Tower Colliery closed on 25 January 2008, bringing to an end the era of deep mining in Wales. Although coal mining at Hirwaun common, on the northern outcrop of the South Wales coalfield, dates back to around 1800, the first drift mine at Tower was opened by the Marquis of Bute in about 1870. The main complex of surface buildings lie at the No.4 shaft, developed in the late 1930s and early 1940s by the Powell Duffryn Steam Coal Company, which was the largest coal combine in South Wales at the time. The colliery was nationalised under the National Coal Board in 1947 and was further expanded in the 1950s with new surface buildings, including the pit-head baths, and a linkage underground to mines in the Rhondda Valley. The engine hall and headframe at the No.4 shaft date from the 1930s; the lattice girder headframe is typical of the those used from the 1860s to the 1930s, but which now survive at only four sites in Wales. The engine hall is characteristic of the common engine halls developed by Powell Duffryn from 1906 onwards, but on an unusually small scale. It incorporates a winding engine, compressor engines, electrical switch-gear and a Sirocco ventilating fan. A coal processing and washery plant (nprn 407328) lies down the hill at a new drift (nprn 91587) dug during the 1950s. The No.4 shaft, some 161 metres deep and about 5m in diameter, was used for access by men and materials, while coal was brought up via the drift. Following its closure in 1970 and subsequent demolition of surface buildings, Glyncorrwg Colliery (nprn 80571) continued to be worked through Tower, with coal brought to surface there.

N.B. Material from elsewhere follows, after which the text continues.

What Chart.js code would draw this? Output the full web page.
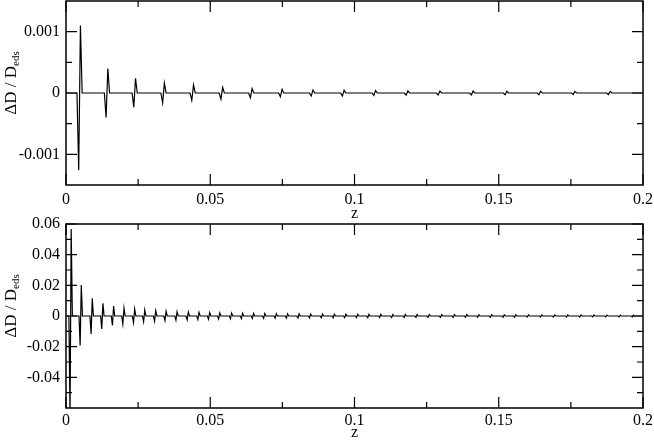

Tower became famous in the 1990s as the last deep mine in Wales. It is the only one which survived the massive closure programme during privatisation, thanks to a unique workers' buyout in 1994, led by the charismatic Tyrone O’Sullivan. The fact that the pit produces high-quality anthracite rather than bituminous coal has been crucial in allowing it to find continuing markets. As a successful worker-controlled enterprise, it is widely considered a triumph for the modern labour movement.
Geological problems led to the final closure of the pit; although a huge amount of coal remains under the site, it is not easily accessible using the existing set-up. No firm decisions have yet been made, but if production is to continue, the coal will have to be extracted by other means.
Royal Commission staff visited the colliery in the week before closure to carry out photographic recording of this historic site. This record complements the photographs taken underground in the 1980s by John Cornwell and now held in the NMRW as part of the John Cornwell collection. The new images capture the surface buildings, including interior details of the baths and power hall.
Brian Malaws, RCAHMW, 1 February 2008.